Ermenistan, milletlerarası yağmacı güçlerin yüzlerce
yıllık bir maziye sahip bulunan zulmünden ve onların paralı askerlerinin
iktidarından kurtulmak zorundadır. Ermenistan, milliyetine bakılmaksızın
üzerinde yaşayan tüm halkların sevgiyle kucaklayacağı sosyalist bir vatana
dönüştürülmelidir.
Ermenistan’daki emekçiler bilmelidir ki tüm bunlar,
İtilaf Devletleri’ne bağlı ajanların ve Ermeni burjuvazisinin elindeki iktidar
yıkılıp yerine emekçilerin iktidarı, yani işçi ve köylülerin diktatörlüğü
kurularak ülkede sovyet hükümeti tesis edilirse gerçekleşebilir. Biz bunun için
çabalıyoruz ve bu yolda daha fazla emek harcamak zorundayız. Bu zor devrimci
mücadelede bizler umudumuzu sovyet ülkelerinin ve Doğulu devrimci halkların
yardım ve desteğine bağladık. Bize düşen görev ise, Türkiye ve İran’da kurtuluş
mücadelesi veren devrimci mazlum kitlelerin yardımına koşmaktır.
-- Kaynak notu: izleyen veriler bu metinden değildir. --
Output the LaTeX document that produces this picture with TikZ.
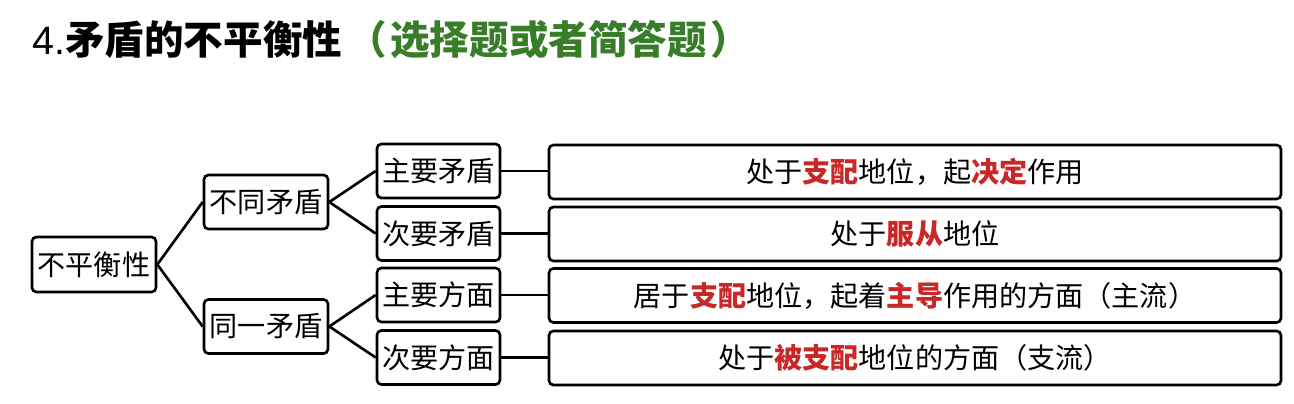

Biz, Ermenistan’ın Batı’nın Sovyet Azerbaycan’a ve
devrimci Doğu’ya karşı yürüttüğü operasyonların üssü hâline gelmesine izin
veremeyiz. Aksi takdirde Dünya devrimi öncesinde bizler bu yüzkarası durumun
içinden ebediyen çıkamayız. Ortak düşmanımız olan İtilaf Devletleri
emperyalizminin içimizden -ya da arkamızdan dolanarak- geçip devrimci Doğu’ya
karşı sürdürdüğü mücadelede muzaffer olmasına izin veremeyiz. Bizler, ortak
düşmana karşı verdiğimiz mücadelede nihaî zafere ulaşmak, emperyalizmin Dünya
genelindeki hâkimiyetine son vermek ve Komünist Enternasyonal’in bayrağı
altında toplumsal devrimi gerçekleştirmek için komşu halkların gücüyle kendi
gücümüzü birleştireceğiz.
Yaşasın Doğu’nun devrimci kitleleri ile Batılı
işçilerin ittifakı!
Yaşasın, Üçüncü, Komünist Enternasyonal!
[Kaynak: To See The Dawn: Baku, 1920 First
Congress of the Peoples of the East, Yayına Hz.: John Riddell, Pathfinder,
1993, s. 277-281.]
Dipnotlar:
[1] “Ermenistan emekçi Kitleleri Temsilcilerinin Tebliği” Bakû Kurultayı’na
sunuldu ve ilkin 8 Eylül 1920’de Bakû’de yayımlanan Kommunist dergisinde
yer aldı.
[2] İtilaf Devletleri’nin Türk Ermenistan’ını
taşnaklara teslim etme planı grev sona erene dek yürürlükte kaldı.